Iran, world powers off to ‘good start’ in nuclear talks
By Patrick J. McDonnell and Ramin Mostaghim | Los Angeles Times | Published: February 21, 2014
BEIRUT — High-level talks concerning the future of Iran’s controversial nuclear program got off to a “good start” during a three-day opening session in Vienna, participants said Thursday, though there were no major breakthroughs.
“We had three fruitful and extensive working days and both sides have the feeling that it was a good start for the difficult task we have ahead,” Iranian Foreign Minister Mohammad Javad Zarif told reporters in Vienna, reported Tehran’s official Press TV.
Similar upbeat comments came from Catherine Ashton, the European Community’s foreign policy chief.
“There is a lot to do,” Ashton told reporters in Vienna. “It won’t be easy but we have made a good start.”
Iran is engaged in nuclear negotiations with representatives of six world powers — the United States, Russia, China, Britain, France and Germany.
The aim is to build on last November’s landmark, six-month agreement hammered out in Geneva. In that accord, Iran agreed to some temporary curbs on its nuclear efforts in exchange for limited relief from international economic sanctions. Both sides arrived in Vienna this week expressing pessimism about the possibility of crafting a long-term settlement, but vowing to exert every effort.

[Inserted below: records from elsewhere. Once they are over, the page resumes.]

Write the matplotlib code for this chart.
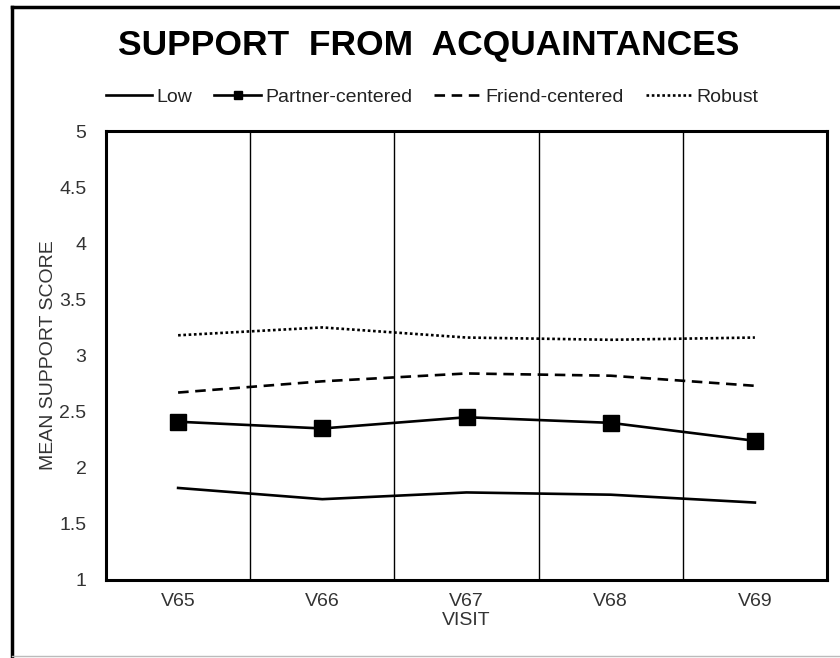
import matplotlib
matplotlib.use("Agg")
import matplotlib.pyplot as plt
from matplotlib.lines import Line2D

plt.rcParams["font.family"] = ["Liberation Sans", "DejaVu Sans"]

visits = ["V65", "V66", "V67", "V68", "V69"]
low = [1.82, 1.72, 1.78, 1.76, 1.69]
partner = [2.41, 2.35, 2.45, 2.40, 2.24]
friend = [2.67, 2.77, 2.84, 2.82, 2.73]
robust = [3.18, 3.25, 3.16, 3.14, 3.16]
yticks = [1, 1.5, 2, 2.5, 3, 3.5, 4, 4.5, 5]

fig = plt.figure(figsize=(8.4, 6.58), dpi=100)
ax = fig.add_axes([106 / 840, 1 - 580 / 658, 721 / 840, 449 / 658])

x = list(range(len(visits)))
ax.plot(x, low, color="black", lw=1.9, label="Low")
ax.plot(x, partner, color="black", lw=1.9, marker="s", ms=11.5, label="Partner-centered")
ax.plot(x, friend, color="black", lw=1.9, ls=(0, (4, 2.5)), label="Friend-centered")
ax.plot(x, robust, color="black", lw=1.9, ls=(0, (1, 1)), label="Robust")

# category separators
for b in range(1, len(visits)):
    ax.axvline(b - 0.5, color="black", lw=1.0)

ax.set_xlim(-0.5, len(visits) - 0.5)
ax.set_ylim(1, 5)
ax.set_xticks(x)
ax.set_xticklabels(visits)
ax.set_yticks(yticks)
ax.set_yticklabels([f"{t:g}" for t in yticks])
ax.tick_params(length=0, labelsize=14, colors="#333333")
ax.tick_params(axis="y", pad=14)
ax.tick_params(axis="x", pad=9)
for s in ax.spines.values():
    s.set_linewidth(2.2)
ax.set_xlabel("VISIT", fontsize=14, color="#333333", labelpad=2)
ax.set_ylabel("MEAN SUPPORT SCORE", fontsize=14, color="#333333", labelpad=2)

fig.text(429 / 840, 1 - 46 / 658, "SUPPORT  FROM  ACQUAINTANCES", ha="center", va="center",
         fontsize=25.5, fontweight="bold")

handles = [
    Line2D([], [], color="black", lw=1.9),
    Line2D([], [], color="black", lw=1.9, marker="s", ms=6),
    Line2D([], [], color="black", lw=1.9, ls=(0, (4, 2.5))),
    Line2D([], [], color="black", lw=1.9, ls=(0, (1, 1))),
]
fig.legend(handles, ["Low", "Partner-centered", "Friend-centered", "Robust"], loc="center",
           bbox_to_anchor=(432 / 840, 1 - 97 / 658), ncol=4, frameon=False, fontsize=14,
           handlelength=2.4, handletextpad=0.2, columnspacing=1.15, labelcolor="#222222")

# outer frame of the picture
fig.add_artist(Line2D([12 / 840, 1.0], [1 - 7 / 658] * 2, color="black", lw=2.5, transform=fig.transFigure))
fig.add_artist(Line2D([12 / 840] * 2, [2 / 658, 1 - 7 / 658], color="black", lw=2.5, transform=fig.transFigure))
fig.add_artist(Line2D([12 / 840, 1.0], [2 / 658] * 2, color="#bbbbbb", lw=1.0, transform=fig.transFigure))

fig.savefig("out.png", dpi=100)
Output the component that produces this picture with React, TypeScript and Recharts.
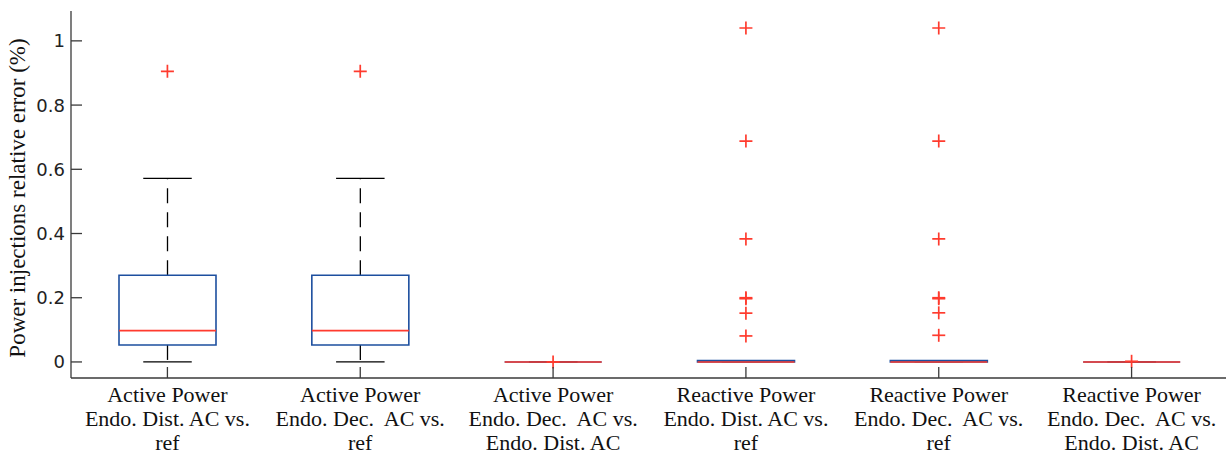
import React from "react";
import { ComposedChart, Bar, Line, XAxis, YAxis } from "recharts";

const categories = [
  "Active Power\nEndo. Dist. AC vs.\nref",
  "Active Power\nEndo. Dec.  AC vs.\nref",
  "Active Power\nEndo. Dec.  AC vs.\nEndo. Dist. AC",
  "Reactive Power\nEndo. Dist. AC vs.\nref",
  "Reactive Power\nEndo. Dec.  AC vs.\nref",
  "Reactive Power\nEndo. Dec.  AC vs.\nEndo. Dist. AC",
];

const whiskerLow = [0, 0, 0, 0, 0, 0];
const q1 = [0.053, 0.053, 0, 0, 0, 0];
const median = [0.0975, 0.0975, 0, 0, 0, 0];
const q3 = [0.27, 0.27, 0, 0.004, 0.004, 0];
const whiskerHigh = [0.572, 0.572, 0, 0.004, 0.004, 0];
const outliers: number[][] = [
  [0.905],
  [0.905],
  [0],
  [1.04, 0.688, 0.383, 0.2, 0.197, 0.152, 0.081],
  [1.04, 0.688, 0.383, 0.2, 0.197, 0.153, 0.083],
  [0.002],
];

const yTicks = [0, 0.2, 0.4, 0.6, 0.8, 1];
const yDomain: [number, number] = [-0.05, 1.093];
const yLabel = "Power injections relative error (%)";

const MAX_OUT = 7;
const rows = categories.map((name, i) => {
  const r: any = {
    name,
    lowW: [whiskerLow[i], q1[i]],
    upW: [q3[i], whiskerHigh[i]],
    box: [q1[i], q3[i]],
    med: [median[i], median[i]],
  };
  for (let k = 0; k < MAX_OUT; k++) {
    r["o" + k] = outliers[i][k] !== undefined ? outliers[i][k] : null;
  }
  return r;
});

const BLUE = "#1d4f9f";
const RED = "#ff3b2e";
const AXIS = "#3a3a3a";
const TICK_LEN = 11;
const Y_AXIS_W = 71;
const LEFT_MARGIN = 0;
const AXIS_X = LEFT_MARGIN + Y_AXIS_W;

const UpperWhisker = (p: any) => {
  const { x, y, width, height } = p;
  const cx = x + width / 2;
  return (
    <g>
      <line x1={cx} x2={cx} y1={y + height} y2={y} stroke="#000" strokeWidth={1.3} strokeDasharray="15 9" />
      <line x1={cx - width / 4} x2={cx + width / 4} y1={y} y2={y} stroke="#000" strokeWidth={1.3} />
    </g>
  );
};

const LowerWhisker = (p: any) => {
  const { x, y, width, height } = p;
  const cx = x + width / 2;
  return (
    <g>
      <line x1={cx} x2={cx} y1={y} y2={y + height} stroke="#000" strokeWidth={1.3} strokeDasharray="15 9" />
      <line x1={cx - width / 4} x2={cx + width / 4} y1={y + height} y2={y + height} stroke="#000" strokeWidth={1.3} />
    </g>
  );
};

const BoxShape = (p: any) => {
  const { x, y, width, height } = p;
  const d = `M${x},${y} h${width} v${height} h${-width} Z`;
  return <path d={d} fill="none" stroke={BLUE} strokeWidth={1.6} />;
};

const MedianShape = (p: any) => {
  const { x, y, width } = p;
  return <line x1={x} x2={x + width} y1={y} y2={y} stroke={RED} strokeWidth={1.6} />;
};

const PlusDot = (p: any) => {
  const { cx, cy, value } = p;
  if (value == null || cy == null || isNaN(cy)) return <g />;
  return (
    <g>
      <line x1={cx - 6.5} x2={cx + 6.5} y1={cy} y2={cy} stroke={RED} strokeWidth={1.7} />
      <line x1={cx} x2={cx} y1={cy - 6.5} y2={cy + 6.5} stroke={RED} strokeWidth={1.7} />
    </g>
  );
};

const LeftTick = (p: any) => {
  const { y, payload } = p;
  return (
    <g>
      <line x1={AXIS_X} x2={AXIS_X + TICK_LEN} y1={y} y2={y} stroke={AXIS} strokeWidth={1.3} />
      <text
        x={AXIS_X - 6}
        y={y}
        dy="0.36em"
        textAnchor="end"
        fill="#222"
        style={{ fontFamily: "'DejaVu Sans'", fontSize: 18 }}
      >
        {String(payload.value)}
      </text>
    </g>
  );
};

const RightTick = (p: any) => {
  const { x, y } = p;
  return <line x1={x - TICK_LEN} x2={x} y1={y} y2={y} stroke={AXIS} strokeWidth={1.3} />;
};

const TopTick = (p: any) => {
  const { x, y } = p;
  return <line x1={x} x2={x} y1={y} y2={y + TICK_LEN} stroke={AXIS} strokeWidth={1.3} />;
};

const BottomTick = (p: any) => {
  const { x, y, payload } = p;
  const lines = String(payload.value).split("\n");
  return (
    <g>
      <line x1={x} x2={x} y1={y} y2={y - TICK_LEN} stroke={AXIS} strokeWidth={1.3} />
      <text
        x={x}
        y={y}
        textAnchor="middle"
        fill="#111"
        style={{ whiteSpace: "pre", fontFamily: "'Liberation Serif'", fontSize: 22 }}
      >
        {lines.map((l, i) => (
          <tspan key={i} x={x} y={y + 24 + i * 24}>
            {l}
          </tspan>
        ))}
      </text>
    </g>
  );
};

const YLabel = () => (
  <text
    x={25}
    y={198}
    transform="rotate(-90, 25, 198)"
    textAnchor="middle"
    fill="#111"
    style={{ fontFamily: "'Liberation Serif'", fontSize: 23 }}
  >
    {yLabel}
  </text>
);

export default function App() {
  return (
    <div
      style={{
        position: "absolute",
        left: 0,
        top: 0,
        width: 1226,
        height: 456,
        overflow: "hidden",
        background: "#fff",
      }}
    >
      <ComposedChart
        width={1230}
        height={456}
        data={rows}
        margin={{ top: 11, right: 2, bottom: 0, left: LEFT_MARGIN }}
        barSize={97}
        barGap={-97}
      >
        <XAxis
          dataKey="name"
          height={78}
          interval={0}
          tickLine={false}
          tickSize={0}
          tickMargin={0}
          axisLine={{ stroke: AXIS, strokeWidth: 1.3 }}
          tick={BottomTick}
        />
        <XAxis
          xAxisId="top"
          dataKey="name"
          orientation="top"
          height={0}
          interval={0}
          tickLine={false}
          tickSize={0}
          tickMargin={0}
          axisLine={{ stroke: AXIS, strokeWidth: 1.3 }}
          tick={TopTick}
        />
        <YAxis
          type="number"
          domain={yDomain}
          ticks={yTicks}
          allowDataOverflow
          width={Y_AXIS_W}
          tickLine={false}
          tickSize={0}
          tickMargin={6}
          axisLine={{ stroke: AXIS, strokeWidth: 1.3 }}
          tick={LeftTick}
          label={YLabel}
        />
        <YAxis
          yAxisId="right"
          orientation="right"
          type="number"
          domain={yDomain}
          ticks={yTicks}
          allowDataOverflow
          width={0}
          tickLine={false}
          tickSize={0}
          tickMargin={0}
          axisLine={{ stroke: AXIS, strokeWidth: 1.3 }}
          tick={RightTick}
        />
        <Bar dataKey="lowW" shape={LowerWhisker} isAnimationActive={false} />
        <Bar dataKey="upW" shape={UpperWhisker} isAnimationActive={false} />
        <Bar dataKey="box" shape={BoxShape} isAnimationActive={false} />
        <Bar dataKey="med" shape={MedianShape} isAnimationActive={false} />
        {Array.from({ length: MAX_OUT }, (_, k) => (
          <Line
            key={k}
            dataKey={"o" + k}
            stroke="none"
            dot={PlusDot}
            activeDot={false}
            isAnimationActive={false}
            connectNulls={false}
          />
        ))}
      </ComposedChart>
    </div>
  );
}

The decade-long dispute about Iran’s nuclear efforts is one of the world’s major security concerns.
Iran says its nuclear activities are strictly for peaceful purposes, such as energy generation. But officials from the United States and other nations suspect that Tehran seeks the capacity to build nuclear weapons. International sanctions linked to Iran’s nuclear program have ravaged that nation’s economy.
Iran’s new president, Hassan Rouhani, who took office in August, has heralded sanctions relief as a centerpiece of his plan to revitalize the economy. His bid to improve ties with the West has generated both support and suspicion in the Islamic Republic.
As expected, there was no indication of substantial progress in Vienna on the many thorny issues on the table. Much of the three days of talks appeared to focus on setting an agenda for future discussions, rather than focusing on specifics about Iran’s nuclear program.
But officials from both sides said they had agreed on a framework for upcoming negotiations, a modest achievement but still regarded as a step forward. Most observers expect the talks to last for months.
The next round of negotiations were set for mid-March in Vienna.
Among other goals, Western officials are reported to be seeking limits on Iran’s capacity to enrich uranium, thus making it more difficult to produce weapons-grade material. Negotiators are also expected to push for increased United Nations inspections of Iran’s nuclear sites.
For its part, Iran has said it will not dismantle its nuclear facilities or abandon its “right” to enrich uranium.